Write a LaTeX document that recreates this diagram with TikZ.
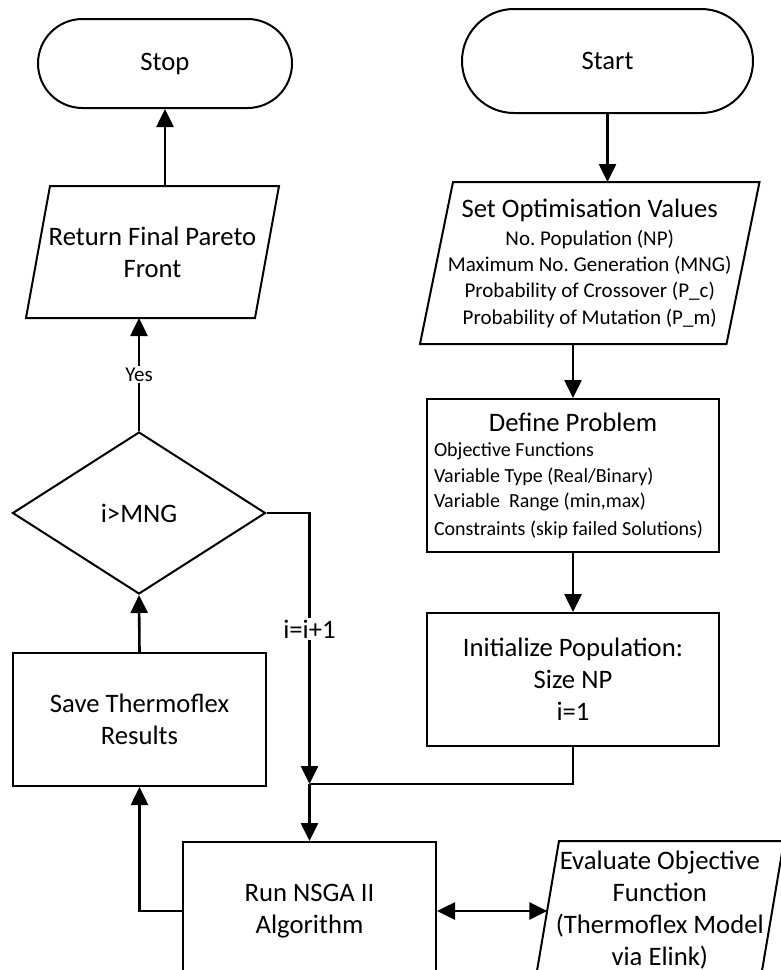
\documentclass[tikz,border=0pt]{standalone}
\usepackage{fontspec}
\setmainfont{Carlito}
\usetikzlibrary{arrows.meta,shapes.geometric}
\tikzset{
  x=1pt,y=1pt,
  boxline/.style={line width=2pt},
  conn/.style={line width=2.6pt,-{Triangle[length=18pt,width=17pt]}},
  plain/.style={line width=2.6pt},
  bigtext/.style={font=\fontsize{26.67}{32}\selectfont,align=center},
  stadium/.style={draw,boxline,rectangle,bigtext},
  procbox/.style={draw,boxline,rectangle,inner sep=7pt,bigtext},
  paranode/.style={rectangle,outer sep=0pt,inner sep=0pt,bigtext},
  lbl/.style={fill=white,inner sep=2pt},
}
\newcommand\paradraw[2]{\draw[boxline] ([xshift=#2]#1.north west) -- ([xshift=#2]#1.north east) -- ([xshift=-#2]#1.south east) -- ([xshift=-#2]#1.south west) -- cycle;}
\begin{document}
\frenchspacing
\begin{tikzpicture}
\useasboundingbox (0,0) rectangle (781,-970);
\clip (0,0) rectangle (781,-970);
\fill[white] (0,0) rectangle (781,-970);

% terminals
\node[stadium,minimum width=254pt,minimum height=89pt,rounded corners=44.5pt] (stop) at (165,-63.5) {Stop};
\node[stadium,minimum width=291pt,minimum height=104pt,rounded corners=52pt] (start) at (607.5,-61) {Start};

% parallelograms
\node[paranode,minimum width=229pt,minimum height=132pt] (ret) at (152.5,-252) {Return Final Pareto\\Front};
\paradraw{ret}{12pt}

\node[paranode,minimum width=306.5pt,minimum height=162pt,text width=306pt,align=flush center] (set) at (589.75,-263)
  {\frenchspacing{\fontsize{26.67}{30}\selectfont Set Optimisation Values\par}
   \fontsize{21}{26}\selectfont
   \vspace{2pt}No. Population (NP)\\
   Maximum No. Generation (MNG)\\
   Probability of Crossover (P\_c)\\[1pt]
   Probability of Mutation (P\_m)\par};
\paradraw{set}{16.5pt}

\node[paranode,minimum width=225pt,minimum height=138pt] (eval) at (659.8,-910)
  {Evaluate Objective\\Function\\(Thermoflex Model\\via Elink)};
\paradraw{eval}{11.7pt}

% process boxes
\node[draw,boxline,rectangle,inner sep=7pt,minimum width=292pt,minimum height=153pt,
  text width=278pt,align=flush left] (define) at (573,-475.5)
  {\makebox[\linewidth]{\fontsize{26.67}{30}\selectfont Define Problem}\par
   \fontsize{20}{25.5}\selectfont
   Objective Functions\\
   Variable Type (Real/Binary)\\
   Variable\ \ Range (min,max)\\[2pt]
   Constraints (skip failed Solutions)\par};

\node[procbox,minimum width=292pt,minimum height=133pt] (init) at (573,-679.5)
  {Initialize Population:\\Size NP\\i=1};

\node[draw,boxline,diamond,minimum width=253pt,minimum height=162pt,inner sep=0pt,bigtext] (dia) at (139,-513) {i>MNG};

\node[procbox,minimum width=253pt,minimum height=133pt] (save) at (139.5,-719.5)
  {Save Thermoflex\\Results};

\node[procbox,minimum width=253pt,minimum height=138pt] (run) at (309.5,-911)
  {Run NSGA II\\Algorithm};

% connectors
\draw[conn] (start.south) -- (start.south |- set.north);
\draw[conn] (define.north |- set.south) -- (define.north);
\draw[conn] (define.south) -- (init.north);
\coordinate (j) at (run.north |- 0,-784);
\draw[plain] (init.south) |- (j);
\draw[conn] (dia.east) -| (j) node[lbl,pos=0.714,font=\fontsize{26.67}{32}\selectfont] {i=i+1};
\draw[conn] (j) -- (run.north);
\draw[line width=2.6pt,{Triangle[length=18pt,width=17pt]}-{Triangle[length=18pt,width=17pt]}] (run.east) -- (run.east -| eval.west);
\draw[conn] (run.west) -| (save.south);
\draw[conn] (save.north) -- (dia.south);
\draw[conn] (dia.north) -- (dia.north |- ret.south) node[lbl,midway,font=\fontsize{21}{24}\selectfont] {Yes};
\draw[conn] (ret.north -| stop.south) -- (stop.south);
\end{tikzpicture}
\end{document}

____________

* REQUIREMENT
All the lines above are to be reproduced exactly, except the pictures.

* EXERCISE OUTPUT
Write a LaTeX document that recreates this diagram with TikZ.
\documentclass[tikz,border=0pt]{standalone}
\usepackage{fontspec}
\setmainfont{Carlito}
\usetikzlibrary{arrows.meta,shapes.geometric}
\tikzset{
  x=1pt,y=1pt,
  boxline/.style={line width=2pt},
  conn/.style={line width=2.6pt,-{Triangle[length=18pt,width=17pt]}},
  plain/.style={line width=2.6pt},
  bigtext/.style={font=\fontsize{26.67}{32}\selectfont,align=center},
  stadium/.style={draw,boxline,rectangle,bigtext},
  procbox/.style={draw,boxline,rectangle,inner sep=7pt,bigtext},
  paranode/.style={rectangle,outer sep=0pt,inner sep=0pt,bigtext},
  lbl/.style={fill=white,inner sep=2pt},
}
\newcommand\paradraw[2]{\draw[boxline] ([xshift=#2]#1.north west) -- ([xshift=#2]#1.north east) -- ([xshift=-#2]#1.south east) -- ([xshift=-#2]#1.south west) -- cycle;}
\begin{document}
\frenchspacing
\begin{tikzpicture}
\useasboundingbox (0,0) rectangle (781,-970);
\clip (0,0) rectangle (781,-970);
\fill[white] (0,0) rectangle (781,-970);

% terminals
\node[stadium,minimum width=254pt,minimum height=89pt,rounded corners=44.5pt] (stop) at (165,-63.5) {Stop};
\node[stadium,minimum width=291pt,minimum height=104pt,rounded corners=52pt] (start) at (607.5,-61) {Start};

% parallelograms
\node[paranode,minimum width=229pt,minimum height=132pt] (ret) at (152.5,-252) {Return Final Pareto\\Front};
\paradraw{ret}{12pt}

\node[paranode,minimum width=306.5pt,minimum height=162pt,text width=306pt,align=flush center] (set) at (589.75,-263)
  {\frenchspacing{\fontsize{26.67}{30}\selectfont Set Optimisation Values\par}
   \fontsize{21}{26}\selectfont
   \vspace{2pt}No. Population (NP)\\
   Maximum No. Generation (MNG)\\
   Probability of Crossover (P\_c)\\[1pt]
   Probability of Mutation (P\_m)\par};
\paradraw{set}{16.5pt}

\node[paranode,minimum width=225pt,minimum height=138pt] (eval) at (659.8,-910)
  {Evaluate Objective\\Function\\(Thermoflex Model\\via Elink)};
\paradraw{eval}{11.7pt}

% process boxes
\node[draw,boxline,rectangle,inner sep=7pt,minimum width=292pt,minimum height=153pt,
  text width=278pt,align=flush left] (define) at (573,-475.5)
  {\makebox[\linewidth]{\fontsize{26.67}{30}\selectfont Define Problem}\par
   \fontsize{20}{25.5}\selectfont
   Objective Functions\\
   Variable Type (Real/Binary)\\
   Variable\ \ Range (min,max)\\[2pt]
   Constraints (skip failed Solutions)\par};

\node[procbox,minimum width=292pt,minimum height=133pt] (init) at (573,-679.5)
  {Initialize Population:\\Size NP\\i=1};

\node[draw,boxline,diamond,minimum width=253pt,minimum height=162pt,inner sep=0pt,bigtext] (dia) at (139,-513) {i>MNG};

\node[procbox,minimum width=253pt,minimum height=133pt] (save) at (139.5,-719.5)
  {Save Thermoflex\\Results};

\node[procbox,minimum width=253pt,minimum height=138pt] (run) at (309.5,-911)
  {Run NSGA II\\Algorithm};

% connectors
\draw[conn] (start.south) -- (start.south |- set.north);
\draw[conn] (define.north |- set.south) -- (define.north);
\draw[conn] (define.south) -- (init.north);
\coordinate (j) at (run.north |- 0,-784);
\draw[plain] (init.south) |- (j);
\draw[conn] (dia.east) -| (j) node[lbl,pos=0.714,font=\fontsize{26.67}{32}\selectfont] {i=i+1};
\draw[conn] (j) -- (run.north);
\draw[line width=2.6pt,{Triangle[length=18pt,width=17pt]}-{Triangle[length=18pt,width=17pt]}] (run.east) -- (run.east -| eval.west);
\draw[conn] (run.west) -| (save.south);
\draw[conn] (save.north) -- (dia.south);
\draw[conn] (dia.north) -- (dia.north |- ret.south) node[lbl,midway,font=\fontsize{21}{24}\selectfont] {Yes};
\draw[conn] (ret.north -| stop.south) -- (stop.south);
\end{tikzpicture}
\end{document}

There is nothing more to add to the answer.